┌────────
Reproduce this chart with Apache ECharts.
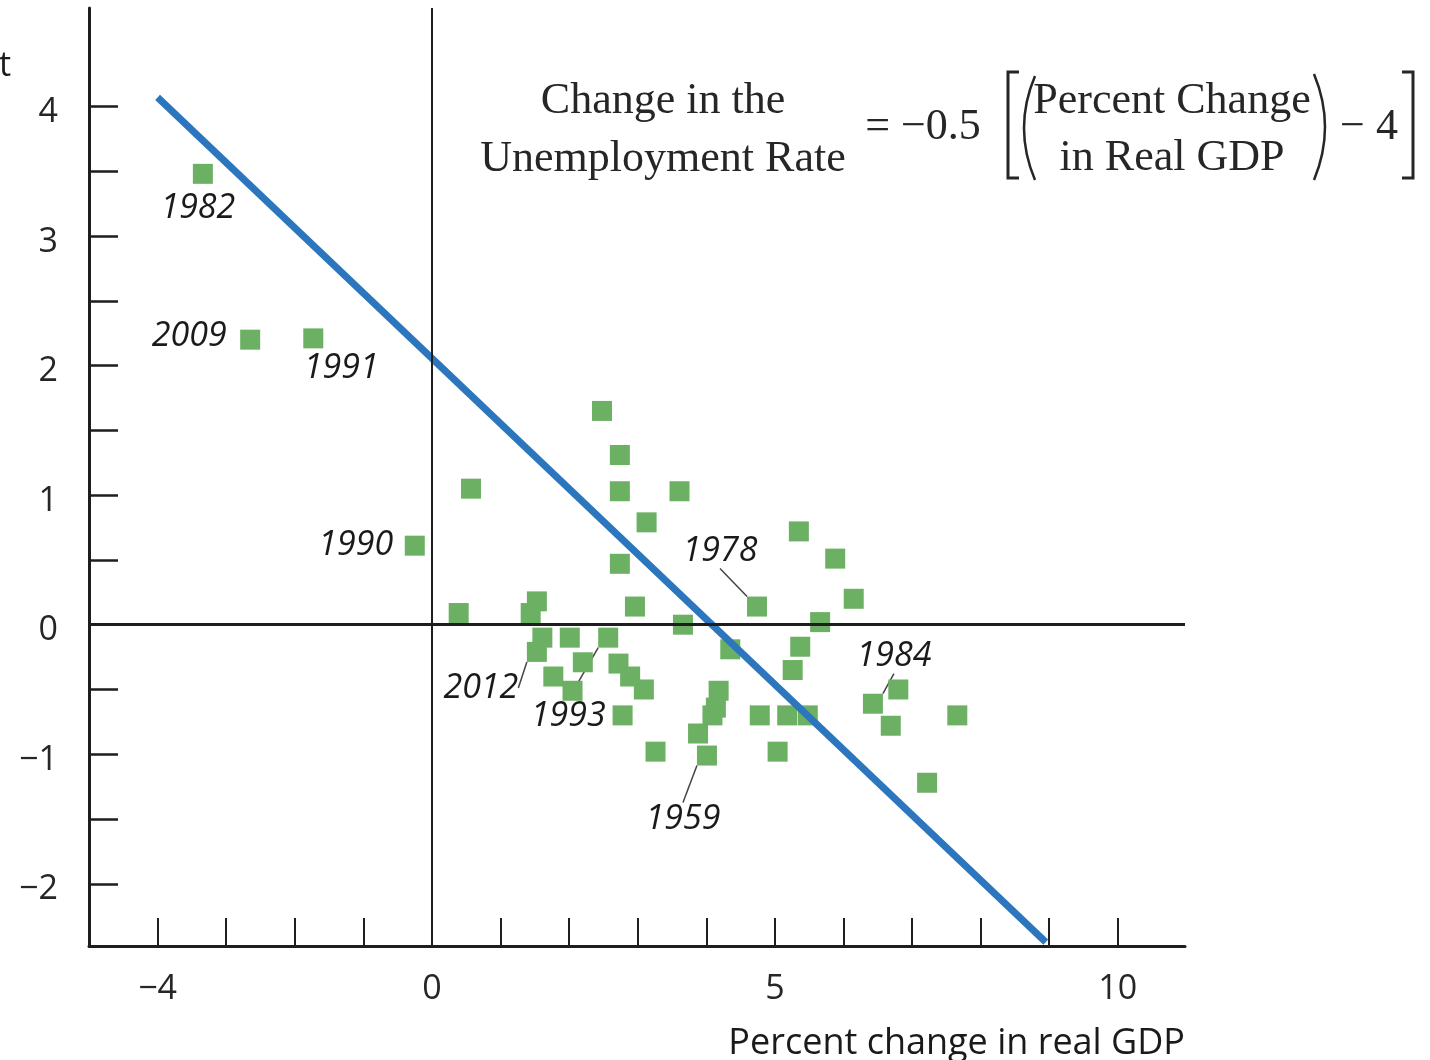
<!DOCTYPE html>
<html>
<head>
<meta charset="utf-8">
<title>Okun's law</title>
<script src="https://cdn.jsdelivr.net/npm/echarts@6/dist/echarts.min.js"></script>
<style>
  html, body { margin: 0; padding: 0; background: #fff; }
  #chart { width: 1430px; height: 1060px; }
</style>
</head>
<body>
<div id="chart"></div>
<script>
// one entry per year: percent change in real GDP (x), change in unemployment rate (y)
const gdpChange = [
  -3.34, -2.65, -1.73, -0.25, 0.57, 2.48, 2.74, 2.74, 3.61, 3.13,
  2.74, 5.35, 5.88, 6.15, 4.74, 0.39, 1.53, 1.44, 2.96, 3.66,
  5.66, 1.61, 2.01, 2.57, 4.35, 5.37, 1.53, 2.20, 2.72, 2.89,
  3.09, 1.77, 2.05, 2.78, 3.26, 4.18, 4.14, 4.09, 3.88, 4.01,
  4.78, 5.18, 5.48, 5.04, 5.26, 6.43, 6.80, 6.69, 7.66, 7.22
];
const unempChange = [
  3.48, 2.20, 2.21, 0.61, 1.05, 1.65, 1.31, 1.03, 1.03, 0.79,
  0.47, 0.72, 0.51, 0.20, 0.14, 0.09, 0.18, 0.09, 0.14, 0.00,
  0.02, -0.10, -0.10, -0.10, -0.19, -0.17, -0.21, -0.29, -0.30, -0.40,
  -0.50, -0.40, -0.51, -0.70, -0.98, -0.51, -0.64, -0.70, -0.84, -1.01,
  -0.70, -0.70, -0.70, -0.98, -0.35, -0.61, -0.50, -0.78, -0.70, -1.22
];
// '' = point not labelled
const yearLabels = [
  '1982', '2009', '1991', '1990', '', '', '', '', '', '',
  '', '', '', '', '1978', '', '', '', '', '',
  '', '', '', '1993', '', '', '2012', '', '', '',
  '', '', '', '', '', '', '', '', '', '1959',
  '', '', '', '', '', '1984', '', '', '', ''
];
const leaderYears = ['1978', '2012', '1993', '1959', '1984'];

// fitted line end points
const fitGdp = [-4, 8.95];
const fitUnemp = [4.07, -2.45];

const xTickValues = [-4, -3, -2, -1, 0, 1, 2, 3, 4, 5, 6, 7, 8, 9, 10];
const xLabelValues = [-4, 0, 5, 10];
const yTickValues = [-2, -1.5, -1, -0.5, 0, 0.5, 1, 1.5, 2, 2.5, 3, 3.5, 4];
const yLabelValues = [-2, -1, 0, 1, 2, 3, 4];

// label offsets from the square centre, px
const labelOffsets = {
  '1982': [-5, 34], '2009': [-61, -3], '1991': [28, 30], '1990': [-59, 0],
  '1978': [-37, -55], '2012': [-56, 36], '1993': [-40, 79], '1959': [-24, 64],
  '1984': [21, -47]
};

const ink = '#1e1e1e';
const sans = 'Open Sans';
const serif = 'Liberation Serif';
const fmtMinus = v => (v < 0 ? '\u2212' + Math.abs(v) : String(v));

const points = gdpChange.map((g, i) => ({
  value: [g, unempChange[i]],
  label: { show: yearLabels[i] !== '' },
  labelLine: { show: leaderYears.indexOf(yearLabels[i]) >= 0 }
}));

const eqText = (text, x, y) => ({
  type: 'text', x: x, y: y, silent: true,
  style: { text: text, fontFamily: serif, fontSize: 44, fill: '#262626', align: 'center', verticalAlign: 'middle' }
});

const option = {
  animation: false,
  backgroundColor: '#ffffff',
  grid: { left: 89, right: 245, top: 8, bottom: 114, outerBoundsMode: 'none' },
  xAxis: {
    type: 'value', min: -5, max: 10.98,
    name: 'Percent change in real GDP',
    nameLocation: 'end', nameGap: 0,
    nameTextStyle: { align: 'right', verticalAlign: 'top', padding: [80, 0, 0, 0], fontSize: 36, fontFamily: sans, color: '#1a1a1a' },
    splitLine: { show: false },
    axisLine: { onZero: false, lineStyle: { color: ink, width: 3 } },
    axisTick: { inside: true, length: 28, customValues: xTickValues, lineStyle: { color: ink, width: 2 } },
    axisLabel: { customValues: xLabelValues, formatter: fmtMinus, margin: 26, fontSize: 34, fontFamily: sans, color: '#262626' }
  },
  yAxis: {
    type: 'value', min: -2.48, max: 4.76,
    splitLine: { show: false },
    axisLine: { onZero: false, lineStyle: { color: ink, width: 3 } },
    axisTick: { inside: true, length: 29, customValues: yTickValues, lineStyle: { color: ink, width: 2.5 } },
    axisLabel: {
      customValues: yLabelValues,
      formatter: v => '{v|' + fmtMinus(v) + '}',
      margin: 31,
      rich: { v: { padding: [12, 0, 0, 0], fontSize: 34, fontFamily: sans, color: '#262626' } }
    }
  },
  series: [
    {
      type: 'scatter',
      symbol: 'rect',
      symbolSize: 20,
      itemStyle: { color: '#6cb063', opacity: 1 },
      label: {
        position: 'inside',
        formatter: p => yearLabels[p.dataIndex],
        fontSize: 34, fontStyle: 'italic', fontFamily: sans, color: '#1a1a1a'
      },
      labelLine: { length2: 0, lineStyle: { color: '#444', width: 1.5 } },
      labelLayout: p => {
        const off = labelOffsets[yearLabels[p.dataIndex]];
        return off ? { dx: off[0], dy: off[1] } : {};
      },
      markLine: {
        silent: true,
        symbol: ['none', 'none'],
        label: { show: false },
        lineStyle: { color: ink, type: 'solid' },
        data: [
          { xAxis: 0, lineStyle: { width: 2 } },
          { yAxis: 0, lineStyle: { width: 3 } }
        ]
      },
      data: points
    },
    {
      type: 'line',
      symbol: 'none',
      lineStyle: { color: '#2c76be', width: 7 },
      data: fitGdp.map((g, i) => [g, fitUnemp[i]])
    }
  ],
  graphic: [
    { type: 'text', x: 11, y: 66, silent: true,
      style: { text: 'percent', fontFamily: sans, fontSize: 34, fill: '#1a1a1a', align: 'right', verticalAlign: 'middle' } },
    eqText('Change in the', 663, 101),
    eqText('Unemployment Rate', 663, 159),
    eqText('= \u22120.5', 923, 127),
    eqText('Percent Change', 1172, 101),
    eqText('in Real GDP', 1172, 158),
    eqText('\u2212 4', 1369, 127),
    { type: 'polyline', silent: true, shape: { points: [[1019, 72], [1008, 72], [1008, 178], [1019, 178]] },
      style: { stroke: '#262626', lineWidth: 3, fill: null } },
    { type: 'bezierCurve', silent: true, shape: { x1: 1035, y1: 76, x2: 1035, y2: 180, cpx1: 1013, cpy1: 128 },
      style: { stroke: '#262626', lineWidth: 2.5, fill: null } },
    { type: 'bezierCurve', silent: true, shape: { x1: 1314, y1: 74, x2: 1314, y2: 180, cpx1: 1336, cpy1: 127 },
      style: { stroke: '#262626', lineWidth: 2.5, fill: null } },
    { type: 'polyline', silent: true, shape: { points: [[1402, 72], [1413, 72], [1413, 178], [1402, 178]] },
      style: { stroke: '#262626', lineWidth: 3, fill: null } }
  ]
};

const chart = echarts.init(document.getElementById('chart'));
chart.setOption(option);
</script>
</body>
</html>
└────────
*Exercise description:* Your task is to return the lines above, from the first one up to and including the line containing "const yLabelValues = [-2, -1, 0, 1, 2, 3, 4];", minus any pictures.

*Task solution:*
Reproduce this chart with Apache ECharts.
<!DOCTYPE html>
<html>
<head>
<meta charset="utf-8">
<title>Okun's law</title>
<script src="https://cdn.jsdelivr.net/npm/echarts@6/dist/echarts.min.js"></script>
<style>
  html, body { margin: 0; padding: 0; background: #fff; }
  #chart { width: 1430px; height: 1060px; }
</style>
</head>
<body>
<div id="chart"></div>
<script>
// one entry per year: percent change in real GDP (x), change in unemployment rate (y)
const gdpChange = [
  -3.34, -2.65, -1.73, -0.25, 0.57, 2.48, 2.74, 2.74, 3.61, 3.13,
  2.74, 5.35, 5.88, 6.15, 4.74, 0.39, 1.53, 1.44, 2.96, 3.66,
  5.66, 1.61, 2.01, 2.57, 4.35, 5.37, 1.53, 2.20, 2.72, 2.89,
  3.09, 1.77, 2.05, 2.78, 3.26, 4.18, 4.14, 4.09, 3.88, 4.01,
  4.78, 5.18, 5.48, 5.04, 5.26, 6.43, 6.80, 6.69, 7.66, 7.22
];
const unempChange = [
  3.48, 2.20, 2.21, 0.61, 1.05, 1.65, 1.31, 1.03, 1.03, 0.79,
  0.47, 0.72, 0.51, 0.20, 0.14, 0.09, 0.18, 0.09, 0.14, 0.00,
  0.02, -0.10, -0.10, -0.10, -0.19, -0.17, -0.21, -0.29, -0.30, -0.40,
  -0.50, -0.40, -0.51, -0.70, -0.98, -0.51, -0.64, -0.70, -0.84, -1.01,
  -0.70, -0.70, -0.70, -0.98, -0.35, -0.61, -0.50, -0.78, -0.70, -1.22
];
// '' = point not labelled
const yearLabels = [
  '1982', '2009', '1991', '1990', '', '', '', '', '', '',
  '', '', '', '', '1978', '', '', '', '', '',
  '', '', '', '1993', '', '', '2012', '', '', '',
  '', '', '', '', '', '', '', '', '', '1959',
  '', '', '', '', '', '1984', '', '', '', ''
];
const leaderYears = ['1978', '2012', '1993', '1959', '1984'];

// fitted line end points
const fitGdp = [-4, 8.95];
const fitUnemp = [4.07, -2.45];

const xTickValues = [-4, -3, -2, -1, 0, 1, 2, 3, 4, 5, 6, 7, 8, 9, 10];
const xLabelValues = [-4, 0, 5, 10];
const yTickValues = [-2, -1.5, -1, -0.5, 0, 0.5, 1, 1.5, 2, 2.5, 3, 3.5, 4];
const yLabelValues = [-2, -1, 0, 1, 2, 3, 4];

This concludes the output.